東京のド真ん中に存在しているが周りを高い壁で囲われており、生徒は卒業するまで自由に学園都市を出られず、寮生活を余儀なくされる。もちろん教師やイヴに関わる人もほとんど学園都市内に住んでいる。
設備は非常に整っており、店は基本人型のアンドロイドが経営。八百屋から大型ショッピングモール、映画館に遊園地まで施設は様々。
〈 イヴ 〉
正式名称は『 国立哨聖学園中学校・高等学校 』。学園都市に建つ中高一貫の大きな大きな学園の通称であり、正式名称よりイヴと呼ばれることの方が圧倒的に多い。設置されているのは魔法科のみ。
またイヴでは一般教養を極限まで減らし魔法に関する様々な授業を行なっており、『呪文学』『魔法薬学』『魔法史』など科目は多岐にわたる。

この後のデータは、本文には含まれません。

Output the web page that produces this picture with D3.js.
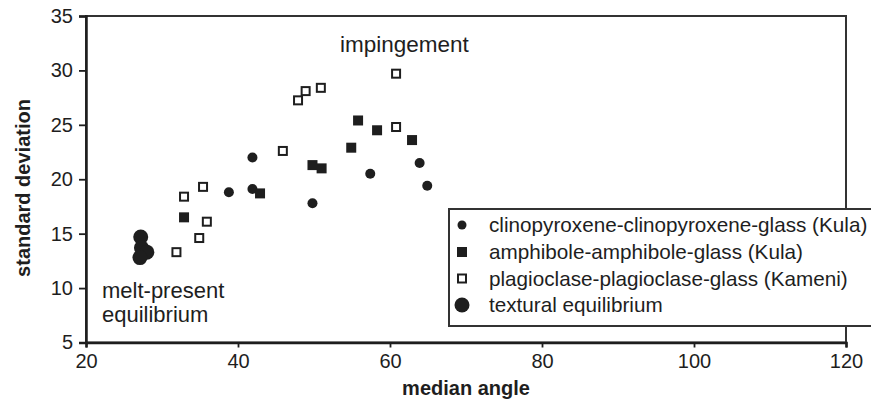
<!DOCTYPE html>
<html><head><meta charset="utf-8">
<script src="https://cdn.jsdelivr.net/npm/d3@7"></script>
<style>
html,body{margin:0;padding:0;background:#fff;}
svg{display:block;font-family:"Liberation Sans",Arial,Helvetica,sans-serif;}
</style></head>
<body><svg id="c" width="871" height="401"></svg>
<script>
// Data
const cpxX = [41.9, 38.8, 41.9, 49.8, 57.4, 63.9, 64.9];
const cpxY = [22.0, 18.8, 19.1, 17.8, 20.5, 21.5, 19.4];
const amphX = [42.9, 32.9, 55.8, 58.3, 62.9, 54.9, 49.8, 51.0];
const amphY = [18.7, 16.5, 25.4, 24.5, 23.6, 22.9, 21.3, 21.0];
const plagX = [60.8, 47.9, 48.9, 50.9, 45.9, 60.8, 35.4, 32.9, 35.9, 34.9, 31.9];
const plagY = [29.7, 27.25, 28.1, 28.4, 22.6, 24.8, 19.3, 18.4, 16.1, 14.6, 13.3];
const eqX = [27.2, 27.3, 28.0, 27.1];
const eqY = [14.7, 13.7, 13.3, 12.8];
const xTicks = [20, 40, 60, 80, 100, 120];
const yTicks = [5, 10, 15, 20, 25, 30, 35];
const seriesNames = [
  "clinopyroxene-clinopyroxene-glass (Kula)",
  "amphibole-amphibole-glass (Kula)",
  "plagioclase-plagioclase-glass (Kameni)",
  "textural equilibrium"
];

const ink = "#1e1e1e";
const svg = d3.select("#c");
const L = 86, R = 846, T = 16, B = 342.5;
const x = d3.scaleLinear().domain([20, 120]).range([L, R]);
const y = d3.scaleLinear().domain([5, 35]).range([B, T]);

// frame (top/right)
svg.append("rect").attr("x", L).attr("y", T).attr("width", R - L).attr("height", B - T)
  .attr("fill", "none").attr("stroke", "#333").attr("stroke-width", 2);

const xAxis = svg.append("g").attr("transform", `translate(0,${B})`)
  .call(d3.axisBottom(x).tickValues(xTicks).tickSize(5).tickPadding(3).tickFormat(d3.format("d")));
const yAxis = svg.append("g").attr("transform", `translate(${L},0)`)
  .call(d3.axisLeft(y).tickValues(yTicks).tickSize(7).tickPadding(6).tickFormat(d3.format("d")));
[xAxis, yAxis].forEach(g => {
  g.select(".domain").attr("stroke", ink).attr("stroke-width", 2.5);
  g.selectAll(".tick line").attr("stroke", ink).attr("stroke-width", 1.8);
  g.selectAll(".tick text").attr("fill", ink).style("font-size", "20px")
   .style("font-family", "'Liberation Sans',Arial,sans-serif");
});
xAxis.selectAll(".tick text").attr("dy", "0.85em");

// axis titles
svg.append("text").attr("x", 466).attr("y", 395).attr("text-anchor", "middle")
  .attr("font-weight", "bold").attr("font-size", 20).attr("fill", ink).text("median angle");
svg.append("text").attr("transform", "translate(30,188) rotate(-90)").attr("text-anchor", "middle")
  .attr("font-weight", "bold").attr("font-size", 20).attr("fill", ink).text("standard deviation");

// annotations
svg.append("text").attr("x", 340).attr("y", 52).attr("font-size", 22.5).attr("fill", ink).text("impingement");
svg.append("text").attr("x", 102).attr("y", 298).attr("font-size", 22).attr("fill", ink).text("melt-present");
svg.append("text").attr("x", 102).attr("y", 322).attr("font-size", 22).attr("fill", ink).text("equilibrium");

// marks
const pts = (xs, ys) => xs.map((v, i) => ({x: v, y: ys[i]}));
svg.append("g").selectAll("circle").data(pts(eqX, eqY)).join("circle")
  .attr("cx", d => x(d.x)).attr("cy", d => y(d.y)).attr("r", 7.5).attr("fill", ink);
svg.append("g").selectAll("circle").data(pts(cpxX, cpxY)).join("circle")
  .attr("cx", d => x(d.x)).attr("cy", d => y(d.y)).attr("r", 5).attr("fill", ink);
svg.append("g").selectAll("rect").data(pts(amphX, amphY)).join("rect")
  .attr("x", d => x(d.x) - 5).attr("y", d => y(d.y) - 5).attr("width", 10).attr("height", 10).attr("fill", ink);
svg.append("g").selectAll("rect").data(pts(plagX, plagY)).join("rect")
  .attr("x", d => x(d.x) - 4).attr("y", d => y(d.y) - 4).attr("width", 8).attr("height", 8)
  .attr("fill", "#fff").attr("stroke", ink).attr("stroke-width", 2);

// legend
const lg = svg.append("g");
lg.append("rect").attr("x", 449).attr("y", 209).attr("width", 440).attr("height", 117)
  .attr("fill", "#fff").attr("stroke", "#333").attr("stroke-width", 2);
const rowY = [225, 252, 278.5, 305];
seriesNames.forEach((name, i) => {
  const cy = rowY[i], cx = 462;
  if (i === 0) lg.append("circle").attr("cx", cx).attr("cy", cy).attr("r", 4.5).attr("fill", ink);
  if (i === 1) lg.append("rect").attr("x", cx - 5).attr("y", cy - 5).attr("width", 10).attr("height", 10).attr("fill", ink);
  if (i === 2) lg.append("rect").attr("x", cx - 4).attr("y", cy - 4).attr("width", 8).attr("height", 8)
    .attr("fill", "#fff").attr("stroke", ink).attr("stroke-width", 2);
  if (i === 3) lg.append("circle").attr("cx", cx).attr("cy", cy).attr("r", 7.5).attr("fill", ink);
  lg.append("text").attr("x", 489).attr("y", cy).attr("dy", "0.35em").attr("font-size", 20.7)
    .attr("fill", ink).text(name);
});
</script></body></html>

※ 科目に関しては某小説よりお名前を借用しております ※
〈 学生寮 〉
学生寮はイヴを円形に取り囲むようにして建っており、1-A男子、1-A女子といったようにクラス男女別に建物が分かれている。原則異性の寮に出向くことは禁止であるが、見つかったところで特にお咎めはない。
〈 イベント 〉
学園都市に閉じ込められた生徒が退屈しないよう、学園都市ではイベントがたくさん存在する。夏祭り、文化祭、小さいものだと月に一度バザーをやっていたり。そんな日は生徒たちも熱に浮かされ、少しは争いのことを忘れる…かもしれない。
── イヴ内部について
〈 生徒会 〉
生徒の自主性を重んじるイヴにおいて、実質的にイヴの運営を行う存在。
選挙によって選ばれた高等部の生徒8人で構成される。数年前に対立が始まった際、当時の生徒会が内部分裂。当時の役員は卒業済みであるものの生徒会の分裂は今も続き、学園の権力争いの中心となっている。
〈 生徒会グループ 〉
生徒会とその直属の組織、風紀委員会と中央委員会をまとめた通称。学園の権力は実質的にこの3組織に牛耳られており、それを不満に思う生徒は少なくない。生徒会グループに所属したまま卒業すれば出世は間違いないとまことしやかに囁かれているらしいが──。
〈 旧体制派 〉
旧体制を守ろうと立ち塞がる派閥。風紀委員会、中央委員会の大多数と、生徒会のうちの半数がこれにあたる。元々生徒会グループが成績優秀者の集まりであるため、個々の能力が高い。
〈 革命派 〉
権力を集中させ、様々な利益を得ている生徒会グループを打破しようと立ち上がった派閥。一般生徒の大多数と、生徒会のうちの半数がこれにあたる。
── その他
〈 国 〉
この生徒たちの騒ぎを教師たちは何もせずただ俯瞰しているだけ? ──いいや、そうではない。
もちろんこの対立の現状は国のお偉いさんにも伝わっているが、国はこれを『好機』とみなした。争えば競争心が生まれ、更に有能な人材が出てくると踏んだのだ。故に教師たちは口を出すことも許されず、中立の立場で皆を見守っている。
【 資料3 】イヴ全体マップ
| B1F |訓練場
・訓練場α
| 1F | 玄関ホール
・生徒玄関
・ホール(講堂)
・体育館
| 2F |中等部教室棟
・中等部職員室
・中等部教室
| 3F |一般教養棟
・図書館
・音楽室
・家庭科室
・理科室
・美術室
| 4F |休息棟
・カフェテリア
・購買
・食堂
・訓練場β
・保健室
| 5F |学問棟
・魔法史の教室
・研究室 Ⅰ 〜 Ⅲ
・魔法武器学の教室
・魔法武器学の研究室
| 6F |高等部教室棟
・高等部職員室
・高等部教室
| 7F |学問棟Ⅱ
・呪文学の教室(学科共同)
・魔法薬学の教室
・研究室 Ⅳ 〜 Ⅷ
・魔法史 資料室
【 資料4 】つまり?
近未来の魔法学園で権力を守らんとする旧体制派と革命派が対立して戦ってるよというお話。
学園を運営してる生徒会も分裂し、国もどうもしてくれないからひたすら争いを続けている状態です。
こんな殺伐とした学園で戦うも恋をするも友情を育むも己次第。精一杯生きながら青春を謳歌しましょう。